Seeking revenge, and disillusioned by the apathy from all the other sheep towards him over his mother's death, Chirin ultimately leaves the farm and pursues the wolf up the mountain for revenge. Over the course of his journey, he witnesses many sights and wonders while also discovering how fierce the world outside the farm is before eventually catching up with the wolf. However, he quickly realizes that he cannot fight him, and instead asks the wolf to train him to become strong. The wolf agrees, despite knowing Chirin intends to kill him one day. Over the course of this training, Chirin grows into a powerful, sure-footed, and fearless ram with deadly horns. Three years later, Chirin has transformed into a ruthless killer and thrown away his quest for vengeance; having come to view his mentor as a father figure and the mountains his new home. Together, they dominate the lands; killing anyone who dares to oppose them.

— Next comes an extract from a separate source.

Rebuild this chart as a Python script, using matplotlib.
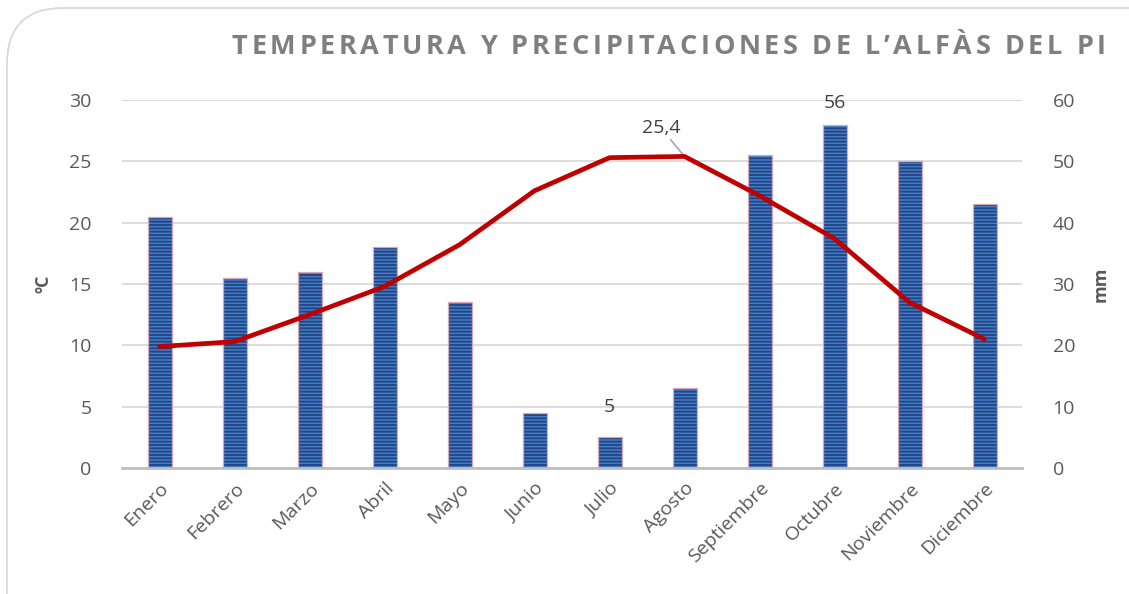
import matplotlib
matplotlib.use("Agg")
import matplotlib.pyplot as plt
from matplotlib.patches import FancyBboxPatch
import numpy as np

months = ["Enero", "Febrero", "Marzo", "Abril", "Mayo", "Junio", "Julio",
          "Agosto", "Septiembre", "Octubre", "Noviembre", "Diciembre"]
precip_mm = [41, 31, 32, 36, 27, 9, 5, 13, 51, 56, 50, 43]
temp_c = [9.9, 10.3, 12.5, 14.8, 18.2, 22.6, 25.3, 25.4, 22.2, 18.7, 13.5, 10.5]
temp_ticks = [0, 5, 10, 15, 20, 25, 30]
mm_ticks = [0, 10, 20, 30, 40, 50, 60]
title = "TEMPERATURA Y PRECIPITACIONES DE L\u2019ALF\u00c0S DEL PI"

plt.rcParams['font.family'] = ['Open Sans', 'DejaVu Sans']
plt.rcParams['hatch.linewidth'] = 1.3

W, H = 1129, 594
fig = plt.figure(figsize=(W / 100, H / 100), dpi=100)

# chart frame with rounded corners (cut off at right/bottom)
frame = FancyBboxPatch((7 / W, -0.2), 1.2, 1 - 8 / H + 0.2,
                       boxstyle="round,pad=0,rounding_size=0.05",
                       transform=fig.transFigure, facecolor="white",
                       edgecolor="#D9D9D9", linewidth=1.3, zorder=-10,
                       mutation_aspect=W / H)
fig.patches.append(frame)

left, right, top, bottom = 122 / W, 1022 / W, 1 - 100 / H, 1 - 468 / H
ax2 = fig.add_axes([left, bottom, right - left, top - bottom])  # bars (mm)
ax2.patch.set_visible(False)
ax1 = fig.add_axes([left, bottom, right - left, top - bottom], sharex=ax2)
ax2.set_zorder(1)
ax1.set_zorder(2)
ax1.patch.set_visible(False)

x = np.arange(len(months))
# bars
ax2.bar(x, precip_mm, width=0.32, color="#3B7FCB", edgecolor="#27427E",
        linewidth=0, hatch="-----", zorder=2)
ax2.bar(x, precip_mm, width=0.32, fill=False, edgecolor="#D9A7B6",
        linewidth=0.9, zorder=3)
ax2.set_ylim(0, 60)
ax2.set_yticks(mm_ticks)
ax2.yaxis.tick_right()
ax2.yaxis.set_label_position("right")
ax2.grid(axis="y", color="#D9D9D9", linewidth=1.3, zorder=0)
ax2.set_axisbelow(True)
ax2.set_xlim(-0.5, len(months) - 0.5)

# line
ax1.plot(x, temp_c, color="#C00000", linewidth=3.4, solid_capstyle="round",
         zorder=5)
ax1.set_ylim(0, 30)
ax1.set_yticks(temp_ticks)
ax1.yaxis.tick_left()
ax1.set_xlim(-0.5, len(months) - 0.5)

for a in (ax1, ax2):
    for s in a.spines.values():
        s.set_visible(False)
    a.tick_params(axis="both", length=0, labelsize=14, colors="#595959")
ax2.spines["bottom"].set_visible(True)
ax2.spines["bottom"].set_color("#BFBFBF")
ax2.spines["bottom"].set_linewidth(2)

ax1.tick_params(axis="y", pad=22)
ax2.tick_params(axis="y", pad=22)
ax2.set_xticks(x)
ax2.set_xticklabels(months, rotation=45, ha="right", va="top",
                    rotation_mode="anchor")
ax2.tick_params(axis="x", pad=8)
ax1.tick_params(axis="x", labelbottom=False)

ax1.set_ylabel("\u00baC", fontsize=13, fontweight="bold", color="#595959",
               labelpad=12)
ax2.set_ylabel("mm", fontsize=13, fontweight="bold", color="#595959",
               labelpad=12, rotation=90)

# data labels
ax2.annotate(str(precip_mm[6]), (x[6], precip_mm[6]), xytext=(0, 15),
             textcoords="offset points", ha="center", va="bottom",
             fontsize=14, color="#404040")
ax2.annotate(str(precip_mm[9]), (x[9], precip_mm[9]), xytext=(0, 9),
             textcoords="offset points", ha="center", va="bottom",
             fontsize=14, color="#404040")
ax1.annotate("25,4", (x[7], temp_c[7]), xytext=(-17, 14),
             textcoords="offset points", ha="center", va="bottom",
             fontsize=14, color="#404040",
             arrowprops=dict(arrowstyle="-", color="#A6A6A6", lw=1.2,
                             shrinkA=0, shrinkB=2))

# letter-spaced title, drawn char by char
renderer = fig.canvas.get_renderer()
xpos = 232
tracking = 3.6
for ch in title:
    t = fig.text(xpos / W, 1 - 47 / H, ch, fontsize=19.5, fontweight="bold",
                 color="#7F7F7F", ha="left", va="center",
                 family=["Open Sans", "DejaVu Sans"])
    bb = t.get_window_extent(renderer)
    xpos += bb.width + tracking

fig.savefig("out.png", dpi=100)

One day, the wolf takes him down to the farm that Chirin once came from; but does not see or accept it as his home anymore. After dealing with the guard dogs outside, the wolf orders Chirin to kill the sheep within himself; however, when another mother sheep throws herself on top of her lamb, Chirin's remembrance of his mother causes him to retreat. Despite Chirin's pleas, the wolf advances on the flock resolute to finish Chirin's training. The two fight, and Chirin fatally wounds the wolf with his horns. As he dies, the wolf confesses that while he accepted his death at the might of a stronger foe long ago, he is grateful that his student was the one to do so.

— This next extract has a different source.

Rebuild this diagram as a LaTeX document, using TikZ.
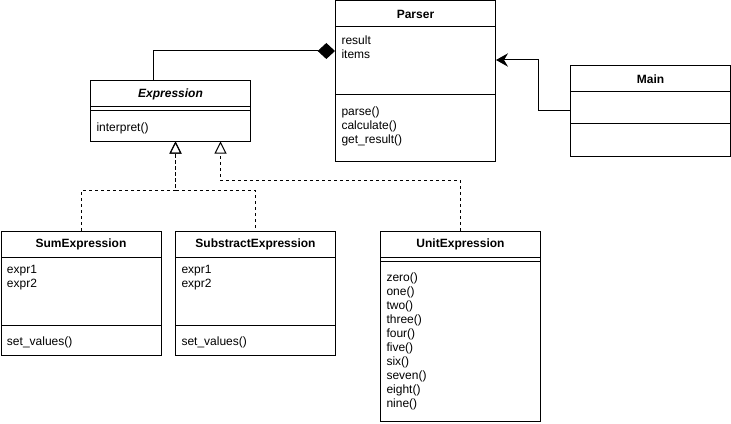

Despite saving them, Chirin is rejected by his terrified flock and is forced to return to the mountains; now alone. After hallucinating the wolf's return, Chirin laments that he has nowhere left to go, and no one else to love (or would love him), crying out in sorrow for the wolf to come back. Chirin is never seen again, but the faint ringing of his bell can still be heard on stormy nights, much like the howls of the lone wolves before him.

== Cast ==
- Minori Matsushima (Barbara Goodson in the English dub) as Chirin (チリン), a young, cheerful and innocent lamb who has no understanding of life and death. He always wears a bell around his neck.
  - Akira Kamiya (Gregg Berger in the English dub) voices Chirin as an adult ram. As a result of his quest to kill the wolf, he grows into an antelope-like ram with grey wool and long horns, but is rejected by his friends as a result of his monstrous appearance.
- Taeko Nakanishi (Alexandra Kenworthy in the English dub) as Chirin's mother, a ewe who is very loving towards her son Chirin. Her death at the paws of the Wolf sets the plot in motion.
- Seizō Katō (Bill Capizzi in the English dub) as the Wolf (ウォー Woe in the Japanese version), an aging black wolf with a scar across one eye. The wolf lives in the mountains surrounding the farm and kills and eats his prey based on the belief that he must continue the cycle of nature.
- Hitoshi Takagi and Ron Gans are the respective narrators of the Japanese version and English dub.

== Reception and legacy ==
Though the film is not as well known outside Japan, Western critics such as Justin Sevakis of Anime News Network praised the dark storyline and artwork, and noted that it delivered a "sort of quick punch-to-the-face of the innocent." Sevakis also commented that "there is almost nothing uplifting about Ringing Bell and yet it maintains its sense of adorable while simultaneously destroying our concepts of the beauty of nature."

Paul Lê reviewed the film for Bloody Disgusting, dubbing it "Nightmare Fuel for All Ages" in the review's title. Lê wrote, "Ringing Bell is a brutal watch at any age, especially today when cultural attitudes and standards regarding children's media have shifted," and concluded, "The [film's] goal here is not too clear, and adults will have a hard time breaking everything down for younger viewers."

The film was released on region 1 DVD in 2014 by Discotek Media and was also available on the Crunchyroll video streaming service, but as of July 2025 is no longer offered by that service.